[Problem to work on] Reproduce the listing below exactly, minus its pictures.

[Available data]

- - - - -

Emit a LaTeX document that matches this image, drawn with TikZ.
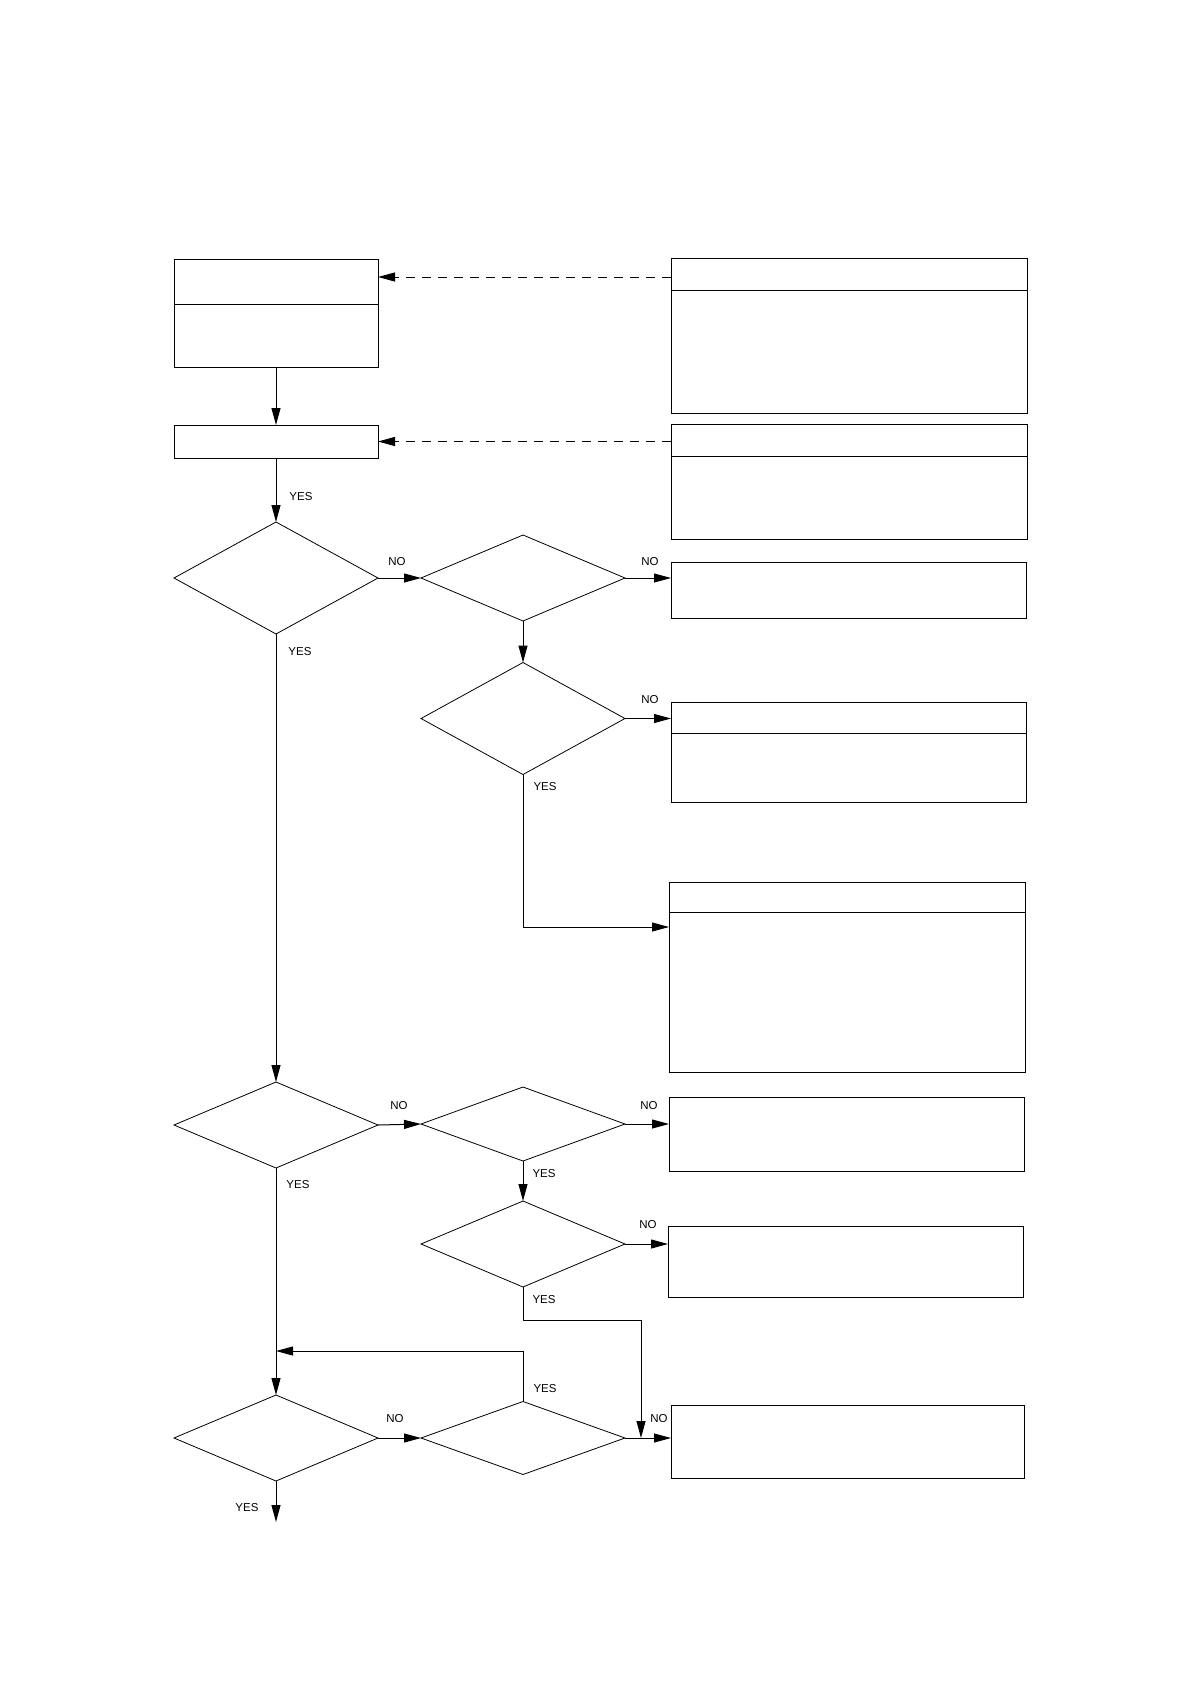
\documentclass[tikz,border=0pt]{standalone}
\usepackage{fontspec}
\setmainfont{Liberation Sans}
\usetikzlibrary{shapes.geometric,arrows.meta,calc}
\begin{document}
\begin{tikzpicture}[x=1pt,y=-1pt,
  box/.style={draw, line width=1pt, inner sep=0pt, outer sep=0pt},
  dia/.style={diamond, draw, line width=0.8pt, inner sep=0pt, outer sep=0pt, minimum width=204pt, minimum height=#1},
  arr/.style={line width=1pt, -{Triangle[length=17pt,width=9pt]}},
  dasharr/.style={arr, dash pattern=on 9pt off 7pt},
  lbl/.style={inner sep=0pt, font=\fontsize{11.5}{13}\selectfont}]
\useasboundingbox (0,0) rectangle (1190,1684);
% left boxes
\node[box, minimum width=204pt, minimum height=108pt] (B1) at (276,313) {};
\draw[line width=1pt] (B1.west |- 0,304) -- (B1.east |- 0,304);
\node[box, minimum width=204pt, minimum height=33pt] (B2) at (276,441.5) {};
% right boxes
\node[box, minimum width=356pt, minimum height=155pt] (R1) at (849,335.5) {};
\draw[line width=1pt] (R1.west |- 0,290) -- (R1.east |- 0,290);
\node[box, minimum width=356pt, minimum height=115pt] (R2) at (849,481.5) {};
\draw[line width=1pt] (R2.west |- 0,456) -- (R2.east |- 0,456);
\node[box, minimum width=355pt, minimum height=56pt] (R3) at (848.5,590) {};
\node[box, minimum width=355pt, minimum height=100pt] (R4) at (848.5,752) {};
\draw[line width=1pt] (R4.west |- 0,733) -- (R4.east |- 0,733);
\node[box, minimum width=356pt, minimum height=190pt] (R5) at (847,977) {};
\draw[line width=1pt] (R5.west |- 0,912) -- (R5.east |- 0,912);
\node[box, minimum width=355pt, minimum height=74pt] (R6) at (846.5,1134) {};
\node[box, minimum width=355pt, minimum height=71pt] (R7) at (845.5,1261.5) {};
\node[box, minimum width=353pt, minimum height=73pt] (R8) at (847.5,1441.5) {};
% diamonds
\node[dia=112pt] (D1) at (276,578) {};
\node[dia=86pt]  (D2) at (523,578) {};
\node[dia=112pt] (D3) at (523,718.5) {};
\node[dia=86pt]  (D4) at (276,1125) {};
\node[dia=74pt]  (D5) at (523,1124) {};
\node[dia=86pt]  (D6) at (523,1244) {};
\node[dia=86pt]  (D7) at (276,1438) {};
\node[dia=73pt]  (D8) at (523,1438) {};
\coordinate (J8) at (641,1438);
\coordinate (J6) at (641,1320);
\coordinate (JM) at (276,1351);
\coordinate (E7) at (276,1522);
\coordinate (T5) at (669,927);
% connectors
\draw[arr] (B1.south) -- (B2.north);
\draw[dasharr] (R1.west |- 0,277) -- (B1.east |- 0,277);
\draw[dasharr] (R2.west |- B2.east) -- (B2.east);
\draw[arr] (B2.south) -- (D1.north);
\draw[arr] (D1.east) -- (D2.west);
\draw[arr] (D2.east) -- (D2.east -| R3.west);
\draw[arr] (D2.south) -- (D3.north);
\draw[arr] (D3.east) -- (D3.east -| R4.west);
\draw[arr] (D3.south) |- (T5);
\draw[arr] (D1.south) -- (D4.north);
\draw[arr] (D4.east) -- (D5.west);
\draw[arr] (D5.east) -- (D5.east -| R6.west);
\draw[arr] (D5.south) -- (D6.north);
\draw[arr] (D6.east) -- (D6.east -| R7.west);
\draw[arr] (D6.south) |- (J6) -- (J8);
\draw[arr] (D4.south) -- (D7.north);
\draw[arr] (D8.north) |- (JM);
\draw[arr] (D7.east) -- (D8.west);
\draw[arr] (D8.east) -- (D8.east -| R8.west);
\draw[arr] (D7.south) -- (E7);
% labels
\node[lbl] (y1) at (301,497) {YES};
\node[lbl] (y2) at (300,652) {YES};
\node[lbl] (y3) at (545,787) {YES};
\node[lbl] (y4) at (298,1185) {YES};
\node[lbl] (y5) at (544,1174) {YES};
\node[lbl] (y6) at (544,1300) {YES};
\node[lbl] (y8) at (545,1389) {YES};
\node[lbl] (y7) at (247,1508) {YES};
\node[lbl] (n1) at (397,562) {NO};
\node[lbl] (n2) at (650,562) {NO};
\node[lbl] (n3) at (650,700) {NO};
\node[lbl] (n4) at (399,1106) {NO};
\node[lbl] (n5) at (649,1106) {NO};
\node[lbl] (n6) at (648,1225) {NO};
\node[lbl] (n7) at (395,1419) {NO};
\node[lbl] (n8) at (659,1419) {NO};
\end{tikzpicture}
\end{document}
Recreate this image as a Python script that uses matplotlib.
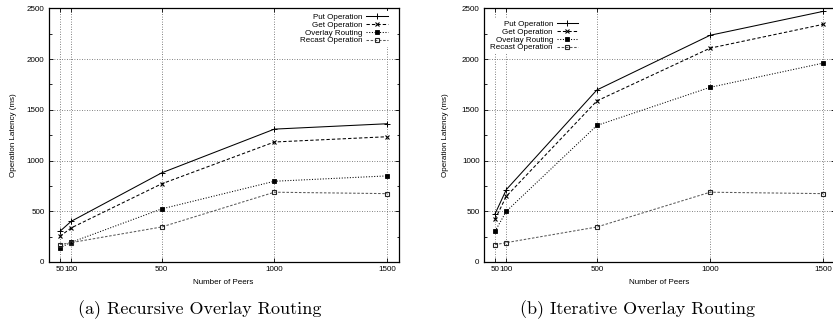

- - - - -

[Correct result]
Emit a LaTeX document that matches this image, drawn with TikZ.
\documentclass[tikz,border=0pt]{standalone}
\usepackage{fontspec}
\setmainfont{Liberation Sans}
\usetikzlibrary{shapes.geometric,arrows.meta,calc}
\begin{document}
\begin{tikzpicture}[x=1pt,y=-1pt,
  box/.style={draw, line width=1pt, inner sep=0pt, outer sep=0pt},
  dia/.style={diamond, draw, line width=0.8pt, inner sep=0pt, outer sep=0pt, minimum width=204pt, minimum height=#1},
  arr/.style={line width=1pt, -{Triangle[length=17pt,width=9pt]}},
  dasharr/.style={arr, dash pattern=on 9pt off 7pt},
  lbl/.style={inner sep=0pt, font=\fontsize{11.5}{13}\selectfont}]
\useasboundingbox (0,0) rectangle (1190,1684);
% left boxes
\node[box, minimum width=204pt, minimum height=108pt] (B1) at (276,313) {};
\draw[line width=1pt] (B1.west |- 0,304) -- (B1.east |- 0,304);
\node[box, minimum width=204pt, minimum height=33pt] (B2) at (276,441.5) {};
% right boxes
\node[box, minimum width=356pt, minimum height=155pt] (R1) at (849,335.5) {};
\draw[line width=1pt] (R1.west |- 0,290) -- (R1.east |- 0,290);
\node[box, minimum width=356pt, minimum height=115pt] (R2) at (849,481.5) {};
\draw[line width=1pt] (R2.west |- 0,456) -- (R2.east |- 0,456);
\node[box, minimum width=355pt, minimum height=56pt] (R3) at (848.5,590) {};
\node[box, minimum width=355pt, minimum height=100pt] (R4) at (848.5,752) {};
\draw[line width=1pt] (R4.west |- 0,733) -- (R4.east |- 0,733);
\node[box, minimum width=356pt, minimum height=190pt] (R5) at (847,977) {};
\draw[line width=1pt] (R5.west |- 0,912) -- (R5.east |- 0,912);
\node[box, minimum width=355pt, minimum height=74pt] (R6) at (846.5,1134) {};
\node[box, minimum width=355pt, minimum height=71pt] (R7) at (845.5,1261.5) {};
\node[box, minimum width=353pt, minimum height=73pt] (R8) at (847.5,1441.5) {};
% diamonds
\node[dia=112pt] (D1) at (276,578) {};
\node[dia=86pt]  (D2) at (523,578) {};
\node[dia=112pt] (D3) at (523,718.5) {};
\node[dia=86pt]  (D4) at (276,1125) {};
\node[dia=74pt]  (D5) at (523,1124) {};
\node[dia=86pt]  (D6) at (523,1244) {};
\node[dia=86pt]  (D7) at (276,1438) {};
\node[dia=73pt]  (D8) at (523,1438) {};
\coordinate (J8) at (641,1438);
\coordinate (J6) at (641,1320);
\coordinate (JM) at (276,1351);
\coordinate (E7) at (276,1522);
\coordinate (T5) at (669,927);
% connectors
\draw[arr] (B1.south) -- (B2.north);
\draw[dasharr] (R1.west |- 0,277) -- (B1.east |- 0,277);
\draw[dasharr] (R2.west |- B2.east) -- (B2.east);
\draw[arr] (B2.south) -- (D1.north);
\draw[arr] (D1.east) -- (D2.west);
\draw[arr] (D2.east) -- (D2.east -| R3.west);
\draw[arr] (D2.south) -- (D3.north);
\draw[arr] (D3.east) -- (D3.east -| R4.west);
\draw[arr] (D3.south) |- (T5);
\draw[arr] (D1.south) -- (D4.north);
\draw[arr] (D4.east) -- (D5.west);
\draw[arr] (D5.east) -- (D5.east -| R6.west);
\draw[arr] (D5.south) -- (D6.north);
\draw[arr] (D6.east) -- (D6.east -| R7.west);
\draw[arr] (D6.south) |- (J6) -- (J8);
\draw[arr] (D4.south) -- (D7.north);
\draw[arr] (D8.north) |- (JM);
\draw[arr] (D7.east) -- (D8.west);
\draw[arr] (D8.east) -- (D8.east -| R8.west);
\draw[arr] (D7.south) -- (E7);
% labels
\node[lbl] (y1) at (301,497) {YES};
\node[lbl] (y2) at (300,652) {YES};
\node[lbl] (y3) at (545,787) {YES};
\node[lbl] (y4) at (298,1185) {YES};
\node[lbl] (y5) at (544,1174) {YES};
\node[lbl] (y6) at (544,1300) {YES};
\node[lbl] (y8) at (545,1389) {YES};
\node[lbl] (y7) at (247,1508) {YES};
\node[lbl] (n1) at (397,562) {NO};
\node[lbl] (n2) at (650,562) {NO};
\node[lbl] (n3) at (650,700) {NO};
\node[lbl] (n4) at (399,1106) {NO};
\node[lbl] (n5) at (649,1106) {NO};
\node[lbl] (n6) at (648,1225) {NO};
\node[lbl] (n7) at (395,1419) {NO};
\node[lbl] (n8) at (659,1419) {NO};
\end{tikzpicture}
\end{document}
Recreate this image as a Python script that uses matplotlib.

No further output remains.